We have: $$V_{\textsf{floating}}(\eta,S_0,k,\bar{\sigma}_i^2 t_i, C(0,t_i), B(0,T)) =\\ \quad k V_{\textsf{fixed}}\left(-\eta,S_0, \frac{S_0}{k},\bar{\sigma}^2(T) T-\bar{\sigma}_i^2 t_i,\frac{C(0,t_i)}{C(0,T)},B(0,T)C(0,T) \right)$$ where $$\eta = \pm 1$$ for a call (respectively a put), $$\bar{\sigma}_i$$ are the Vanilla options implied volatilities at the averaging times $$t_i$$, $$C(0,t_i)$$ are the capitalization factors, and $$B(0,T)$$ is the discount factor.

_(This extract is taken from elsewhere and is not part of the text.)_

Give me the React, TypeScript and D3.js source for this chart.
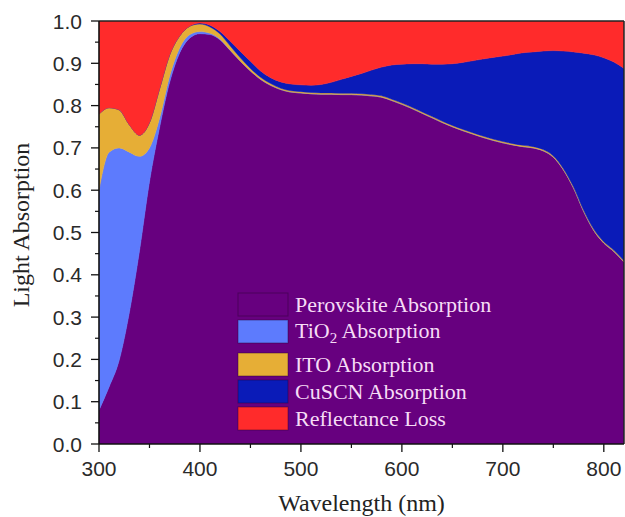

Proof: We assume that $$S$$ follows $$dS = \mu_t S dt + \sigma_t S dW_t$$. The discount factor $$B$$ is defined as $$B(0,T)=e^{-\int_{0}^T r_s ds}$$. Let $$C(0,t) = e^{\int_{0}^t \mu_s ds}$$. The process associated to the forward to time $$t$$ is $$F_t=S_0 C(0,t)M_t$$ with $$M_t = e^{\int_0^t \sigma_s dW_s - \frac{1}{2}\int_0^t \sigma_s^2 ds}$$ being a martingale. We have: $$V_{\textsf{floating}}(\eta,S_0,k,\bar{\sigma}_i^2 t_i, C(0,t_i), B(0,T))\\ = B(0,T)\mathbb{E}\left[\max\left(\eta F_T-\eta k\sum_{i=0}^{n-1}w_i F_{t_i},0\right)\right]\\ = k B(0,T)\mathbb{E}\left[\max\left(\eta\frac{1}{k}F_T-\eta\sum_{i=0}^{n-1}w_i F_{t_i},0\right)\right]\\ =k B(0,T)C(0,T)\mathbb{E}\left[ M_T \max\left(\eta\frac{S_0}{k}-\eta\sum_{i=0}^{n-1}w_i S_0 \frac{C(0,t_i)M_{t_i}}{C(0,T) M_T },0\right)\right]$$ We now proceed to a change of measure defined by $$M_T$$. Under the new measure $$\mathbb{Q}^T$$, $$\bar{W}_t = W_t - \int_0^t \sigma_s ds$$ is a Brownian motion. $$\frac{M_t}{M_T}$$ under $$\mathbb{Q}$$ has the same law as $$\frac{M_t}{M_T} e^{-\int_t^T \sigma_s^2 ds}$$ under $$\mathbb{Q}^T$$ or equivalently as $$\bar{M}_t = e^{\int_t^T \sigma_s d\bar{W}_s - \frac{1}{2}\int_t^T \sigma_s^2 ds}$$ under $$\mathbb{Q}^T$$. Defining $$\mathbb{E}^T$$ to be the expectation under $$\mathbb{Q}^T$$, we thus have $$V_{\textsf{floating}}(\eta,S,k,\bar{\sigma}_i^2 t_i, C(0,t_i), B(0,T))\\ =k B(0,T)C(0,T)\mathbb{E}^{T}\left[\max\left(\eta\frac{S_0}{k}-\eta\sum_{i=0}^{n-1}w_i S_0 \frac{C(0,t_i)}{C(0,T)}\bar{M}_{t_i},0\right)\right]\\ =k V_{\textsf{fixed}}\left(-\eta,S_0, \frac{S_0}{k},\bar{\sigma}^2(T) T-\bar{\sigma}_i^2 t_i,\frac{C(0,t_i)}{C(0,T)},B(0,T)C(0,T) \right)$$ This concludes the proof.